(论文)[2024-SIGA] siggraph-asia 论文简介

Posted on 2024-12-16 Edited on 2024-12-17 In CG.Paper Views:

siggraph-asia 2024 论文

siggraph-asia-2024

(Don't) Make Some Noise: Denoising

【C】A Statistical Approach to Monte Carlo Denoising

统计学降噪方法，kernel-based，考虑到传统的交叉双边滤波等方法对 GBuffer 中不存在的信息（阴影、焦散等）考虑较少，对其加上一个二值权重
对于两个像素，通过最小化两个像素之间的 MSE，得到一个最优权重
但是由于噪声的存在，最优权重不准，于是将其做一个二值化，而这种二值化恰好又等价于 Welch’s t-test
下面式子：估计像素 \(j\) 权重，\(\rho\) 表示交叉双边滤波，\(m\) 表示二值权重

\[ w_{ij}=\dfrac{\rho_{ij}{\color{ red}m_{ij}}}{\sum_{i}\rho_{ij}{\color{ red}m_{ij}}} \]

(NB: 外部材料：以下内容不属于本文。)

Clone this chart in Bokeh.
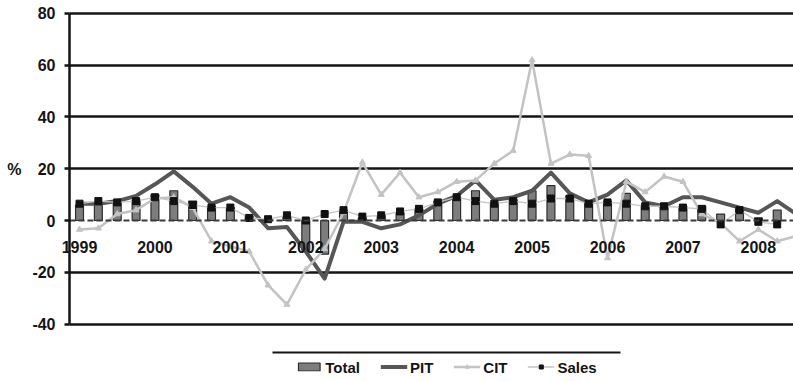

【C】Filtering-Based Reconstruction for Gradient-Domain Rendering

LING-QI YAN
简单来说就是降噪中，加入梯度信息作为指导
将梯度域渲染建模成 Kernel-Based 的方法
整体架构是一个金字塔架构，上下采样的权重通过 GLU【SIG-2023】的方式计算得到
在每一层内，进行梯度增强、Filtering 两个操作
- 梯度增强权重通过原始梯度图指导、GBuffer 监督得到
  - 保留梯度较大、较小的值（sharp、smooth）
  - GBuffer 变化小的地方梯度也要小
- Filtering 的权重通过增强后的梯度、GBuffer、降噪后的图片、上采样的结果监督【优化权重系数 \(w\)】
  - MSE 小【整个流程，梯度只体现在这里的计算 \(\mu\) 真值？】
  - \(w\) 用于重建 GBuffer 也要好
  - \(w\) 重建上采样的图片应该和其本身差不多
  - \(w\) 重建后的图片更加接近降噪后的图片
实验显示比之前的梯度域渲染好（收敛性好、同 spp 好），比降噪方法好（同时间好）
非学习方法；渐近无偏

【C】Spatiotemporal Bilateral Gradient Filtering for Inverse Rendering

TZU-MAO LI，code
Adam 中，对输入的梯度进行降噪，对 EMA 更新的 moment 也进行降噪
可微渲染中，梯度存在噪声，导致收敛慢
- Adam 可以做时间平滑【对噪声梯度降噪；per-component 调整 lr】
  - 如果待优化的东西，各向异性很严重，则效果不好
- inverse Laplacian operator 可以做空间平滑（over smooth）【目前基本都是各向同性】
- 论文提出 edge-aware spatiotemporal optimizer，让效果更好【基于 cross-bilateral filter】
应用：可微纹理、体数据、几何

不需要训练
之前对梯度降噪的工作：和 PT 一样设计高效的 estimator
- 论文设计优化器

细节

优化问题：\(f:\mathbb{R}^{n}\to\mathbb{R}\)，求 \(\arg\min f(\theta)\)
- 梯度下降：\(\theta_{t+1}=\theta_t-\alpha\nabla_{\theta}f_t\)
CG 中的问题
- 梯度很难算，一般是一个带噪声的估计
- 负梯度方向不一定是最好的优化方向
  - quadratic：\(-H^{-1}\nabla_{\theta}f\)（一步优化）
  - anisotropic：\(-P^{-1}\nabla_{\theta}f\)（precondition，\(P^{-1}\) 正定）
Adam：temporal filtering，diagonal precondition（不考虑 \(\theta\) 各组件相关性）
- 相关性：the pixels in an image, texels in a texture, voxels in a volume, and vertices in a mesh

Anisotropic spatiotemporal filtering

不限定具体 filter，分析使用交叉双边滤波【下面是连续形式】
- \(w_d\)：data term，保留边界
- \(\theta\)：我们不是用参数的梯度值，而是使用参数本身【噪声更小，低动态范围，关键】
- non-diagonal preconditioning
  - 矩阵形式：\(D^{-1}K\nabla_{\theta}f\)
    - \(K\) 考虑 \(w_s,w_d\)（对称正定仿射），建模相关性
    - \(D\)：归一化（对角）

\[ \tilde{h}(x)=\frac{1}{z(x)}\int_{\Omega}h(y)w_{s}(x,y)w_{d}(\theta(y),\theta(x))\,\mathrm{d}y \]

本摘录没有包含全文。